— Level 2 advanced driver assistance systems (ADAS) of 12 automakers are being looked at to compare the results from a Tesla Autopilot investigation opened by the National Highway Traffic Safety Administration (NHTSA).
The 12 automakers are BMW, Ford, GM, Honda, Hyundai, Kia, Mercedes-Benz, Nissan, Stellantis (Chrysler), Subaru, Toyota and Volkswagen.
NHTSA opened a federal investigation into more than 700,000 Tesla vehicles in August after several crashes that allegedly occurred when Autopilot was engaged.
Safety regulators say they want to figure out why at least 12 crashes have been reported after Tesla vehicles crashed into emergency vehicles such as firetrucks and police cars.
Obviously the Tesla drivers had no clue what was going on because none of the drivers took any evasive actions to avoid the emergency vehicles. But NHTSA wants to learn why the vehicle safety systems ignored not only the emergency vehicles, but also active emergency lights, road flares and road cones.

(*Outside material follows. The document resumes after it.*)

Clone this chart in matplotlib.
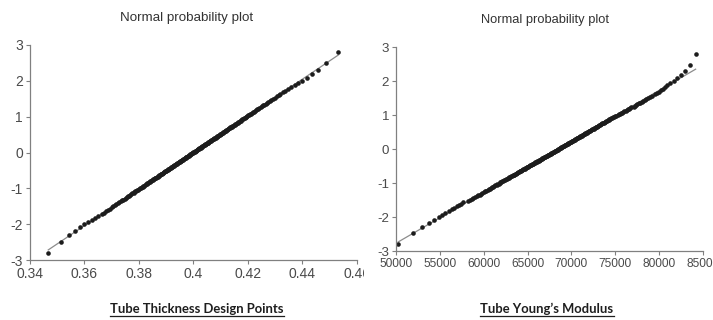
import statistics
import numpy as np
import matplotlib
matplotlib.use("Agg")
import matplotlib.pyplot as plt
from matplotlib.lines import Line2D
from matplotlib.transforms import Bbox, TransformedBbox

plt.rcParams['font.family'] = ['Liberation Sans', 'DejaVu Sans']
plt.rcParams['axes.unicode_minus'] = False

# --- DATA (sorted sample values) ---
thickness = [
    0.3467, 0.3514, 0.3543, 0.3564, 0.3582, 0.3598, 0.3613, 0.3627, 0.3640, 0.3651,
    0.3663, 0.3671, 0.3679, 0.3686, 0.3693, 0.3700, 0.3706, 0.3712, 0.3717, 0.3723,
    0.3728, 0.3733, 0.3738, 0.3743, 0.3747, 0.3752, 0.3756, 0.3760, 0.3764, 0.3768,
    0.3772, 0.3776, 0.3780, 0.3783, 0.3787, 0.3790, 0.3794, 0.3797, 0.3800, 0.3804,
    0.3807, 0.3810, 0.3813, 0.3816, 0.3819, 0.3822, 0.3825, 0.3828, 0.3831, 0.3834,
    0.3836, 0.3839, 0.3842, 0.3845, 0.3847, 0.3850, 0.3853, 0.3855, 0.3858, 0.3860,
    0.3863, 0.3865, 0.3868, 0.3870, 0.3872, 0.3875, 0.3877, 0.3879, 0.3882, 0.3884,
    0.3887, 0.3889, 0.3891, 0.3893, 0.3896, 0.3898, 0.3900, 0.3902, 0.3905, 0.3907,
    0.3909, 0.3911, 0.3913, 0.3916, 0.3918, 0.3920, 0.3922, 0.3924, 0.3926, 0.3928,
    0.3930, 0.3932, 0.3934, 0.3936, 0.3939, 0.3941, 0.3943, 0.3945, 0.3947, 0.3949,
    0.3951, 0.3953, 0.3955, 0.3957, 0.3959, 0.3961, 0.3963, 0.3965, 0.3967, 0.3969,
    0.3971, 0.3972, 0.3974, 0.3976, 0.3978, 0.3980, 0.3982, 0.3984, 0.3986, 0.3988,
    0.3990, 0.3992, 0.3994, 0.3996, 0.3998, 0.4000, 0.4002, 0.4004, 0.4006, 0.4008,
    0.4010, 0.4012, 0.4014, 0.4016, 0.4018, 0.4020, 0.4022, 0.4024, 0.4026, 0.4028,
    0.4029, 0.4031, 0.4033, 0.4035, 0.4037, 0.4039, 0.4041, 0.4043, 0.4045, 0.4047,
    0.4049, 0.4052, 0.4053, 0.4055, 0.4058, 0.4060, 0.4062, 0.4064, 0.4066, 0.4068,
    0.4070, 0.4072, 0.4074, 0.4076, 0.4078, 0.4081, 0.4083, 0.4085, 0.4087, 0.4089,
    0.4091, 0.4093, 0.4096, 0.4098, 0.4100, 0.4102, 0.4105, 0.4107, 0.4109, 0.4111,
    0.4114, 0.4116, 0.4119, 0.4121, 0.4123, 0.4126, 0.4128, 0.4130, 0.4133, 0.4135,
    0.4138, 0.4140, 0.4143, 0.4145, 0.4148, 0.4151, 0.4153, 0.4156, 0.4159, 0.4162,
    0.4164, 0.4167, 0.4170, 0.4173, 0.4176, 0.4179, 0.4182, 0.4185, 0.4188, 0.4191,
    0.4194, 0.4198, 0.4201, 0.4204, 0.4208, 0.4211, 0.4215, 0.4218, 0.4222, 0.4226,
    0.4230, 0.4234, 0.4238, 0.4242, 0.4246, 0.4251, 0.4255, 0.4260, 0.4265, 0.4270,
    0.4275, 0.4281, 0.4286, 0.4292, 0.4298, 0.4305, 0.4312, 0.4319, 0.4327, 0.4335,
    0.4347, 0.4358, 0.4371, 0.4385, 0.4400, 0.4416, 0.4434, 0.4457, 0.4485, 0.4531,
]

modulus = [
    50260, 51970, 52990, 53780, 54350, 54920, 55210, 55620, 55990, 56330,
    56640, 56930, 57200, 57450, 57680, 58200, 58420, 58620, 58820, 59010,
    59190, 59360, 59530, 59690, 59850, 60000, 60150, 60290, 60440, 60580,
    60710, 60840, 60970, 61100, 61220, 61340, 61460, 61570, 61690, 61800,
    61910, 62020, 62130, 62240, 62340, 62440, 62540, 62640, 62740, 62830,
    62930, 63030, 63120, 63210, 63310, 63400, 63490, 63580, 63670, 63750,
    63840, 63930, 64010, 64100, 64180, 64260, 64340, 64420, 64500, 64590,
    64670, 64740, 64820, 64900, 64980, 65060, 65130, 65210, 65290, 65360,
    65440, 65510, 65590, 65670, 65730, 65810, 65880, 65960, 66030, 66100,
    66170, 66250, 66310, 66390, 66460, 66530, 66600, 66670, 66740, 66810,
    66880, 66950, 67020, 67090, 67160, 67220, 67300, 67360, 67430, 67500,
    67570, 67630, 67700, 67770, 67840, 67910, 67980, 68040, 68110, 68180,
    68250, 68310, 68380, 68450, 68520, 68580, 68650, 68720, 68780, 68850,
    68910, 68980, 69050, 69110, 69180, 69240, 69320, 69380, 69450, 69510,
    69580, 69650, 69710, 69780, 69850, 69920, 69980, 70050, 70120, 70190,
    70250, 70330, 70390, 70460, 70530, 70600, 70670, 70740, 70810, 70880,
    70950, 71020, 71090, 71160, 71240, 71310, 71380, 71450, 71530, 71600,
    71670, 71740, 71820, 71900, 71970, 72050, 72120, 72200, 72280, 72350,
    72430, 72520, 72600, 72680, 72750, 72830, 72910, 73000, 73080, 73160,
    73250, 73330, 73410, 73510, 73590, 73690, 73780, 73860, 73960, 74050,
    74150, 74240, 74340, 74440, 74540, 74640, 74730, 74840, 74950, 75050,
    75360, 75470, 75580, 75690, 75810, 75930, 76050, 76180, 76300, 76430,
    76560, 76700, 76840, 77090, 77230, 77380, 77530, 77680, 77840, 78010,
    78180, 78360, 78550, 78740, 78950, 79160, 79550, 79760, 79970, 80190,
    80420, 80660, 80920, 81240, 81640, 82070, 82460, 82910, 83480, 84160,
]

y_ticks = [-3, -2, -1, 0, 1, 2, 3]
y_labels = ["-3", "-2", "-1", "0", "1", "2", "3"]
thick_ticks = [0.34, 0.36, 0.38, 0.40, 0.42, 0.44, 0.46]
thick_labels = ["0.34", "0.36", "0.38", "0.4", "0.42", "0.44", "0.46"]
mod_ticks = [50000, 55000, 60000, 65000, 70000, 75000, 80000, 85000]
mod_labels = ["50000", "55000", "60000", "65000", "70000", "75000", "80000", "85000"]

title = "Normal probability plot"
captions = ["Tube Thickness Design Points", "Tube Young\u2019s Modulus"]

W, H = 713, 320
nd = statistics.NormalDist()


def normal_scores(n):
    # Blom plotting positions
    return np.array([nd.inv_cdf((i - 0.375) / (n + 0.25)) for i in range(1, n + 1)])


def prob_panel(ax, values, xticks, xlabels, xfs, yfs):
    x = np.sort(np.asarray(values, dtype=float))
    z = normal_scores(len(x))
    b, a = np.polyfit(x, z, 1)
    xl = np.array([x.min(), x.max()])
    ax.plot(xl, a + b * xl, color='#8c8c8c', lw=0.9, zorder=1)
    ax.plot(x, z, 'o', ms=3.3, color='#1c1c1c', mec='none', zorder=2)

    ax.set_xlim(xticks[0], xticks[-1])
    ax.set_ylim(-3, 3)
    ax.set_xticks(xticks)
    ax.set_xticklabels(xlabels)
    ax.set_yticks(y_ticks)
    ax.set_yticklabels(y_labels)
    for s in ['top', 'right']:
        ax.spines[s].set_visible(False)
    for s in ['left', 'bottom']:
        ax.spines[s].set_color('#808080')
        ax.spines[s].set_linewidth(0.9)
    ax.tick_params(direction='out', length=3, width=0.8, color='#808080',
                   labelcolor='#4a4a4a', pad=2)
    ax.tick_params(axis='x', labelsize=xfs)
    ax.tick_params(axis='y', labelsize=yfs)


fig = plt.figure(figsize=(W / 100, H / 100), dpi=100)
fig.patch.set_facecolor('white')

ax1 = fig.add_axes([30 / W, (H - 260) / H, 327 / W, 215 / H])
ax2 = fig.add_axes([396 / W, (H - 251) / H, 307 / W, 204 / H])

prob_panel(ax1, thickness, thick_ticks, thick_labels, 10, 10)
prob_panel(ax2, modulus, mod_ticks, mod_labels, 8.6, 9.6)

# left panel screenshot is cut just after "0.4" of the last label
clip = TransformedBbox(Bbox([[0, 0], [364 / W, 1]]), fig.transFigure)
for lbl in ax1.get_xticklabels():
    lbl.set_clip_box(clip)
    lbl.set_clip_on(True)

fig.text(187 / W, 1 - 18 / H, title, ha='center', va='center',
         fontsize=9.6, color='#333333')
fig.text(545 / W, 1 - 20 / H, title, ha='center', va='center',
         fontsize=9.3, color='#333333')

cap_x = [197 / W, 547 / W]
caps = []
for cx, txt in zip(cap_x, captions):
    caps.append(fig.text(cx, 1 - 313 / H, txt, ha='center', va='baseline',
                         fontsize=9.4, fontweight='bold', color='#1e1e1e',
                         family=['Lato', 'DejaVu Sans']))

# underline the captions
fig.canvas.draw()
r = fig.canvas.get_renderer()
for t in caps:
    bb = t.get_window_extent(r)
    yl = 1 - 316 / H
    fig.add_artist(Line2D([bb.x0 / W, bb.x1 / W], [yl, yl], color='#1e1e1e',
                          lw=0.9, transform=fig.transFigure))

fig.savefig('out.png', dpi=100, facecolor='white')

NHTSA sent letters to 12 automakers to gather information about any of their vehicles that have the ability to control steering, braking and accelerating simultaneously under some circumstances.
The government calls this a Level 2 ADAS which still requires a human driver to remain completely engaged with the task of driving, something some Tesla drivers seem to ignore.
NHTSA asked the automakers to provide details about how their Level 2 systems operate, including any "environmental, geographical, and time-of-day restrictions, and/or the requisite presence or absence of certain traffic or roadway characteristics."
Federal regulators also want to know about how the systems operate related to driver monitoring, meaning how the systems confirm drivers are paying attention when the systems are engaged.
NHTSA also wants all the automakers to provide details about crash incidents that occurred when the advanced driver assistance systems were activated at any time for a period beginning 30 seconds before a crash.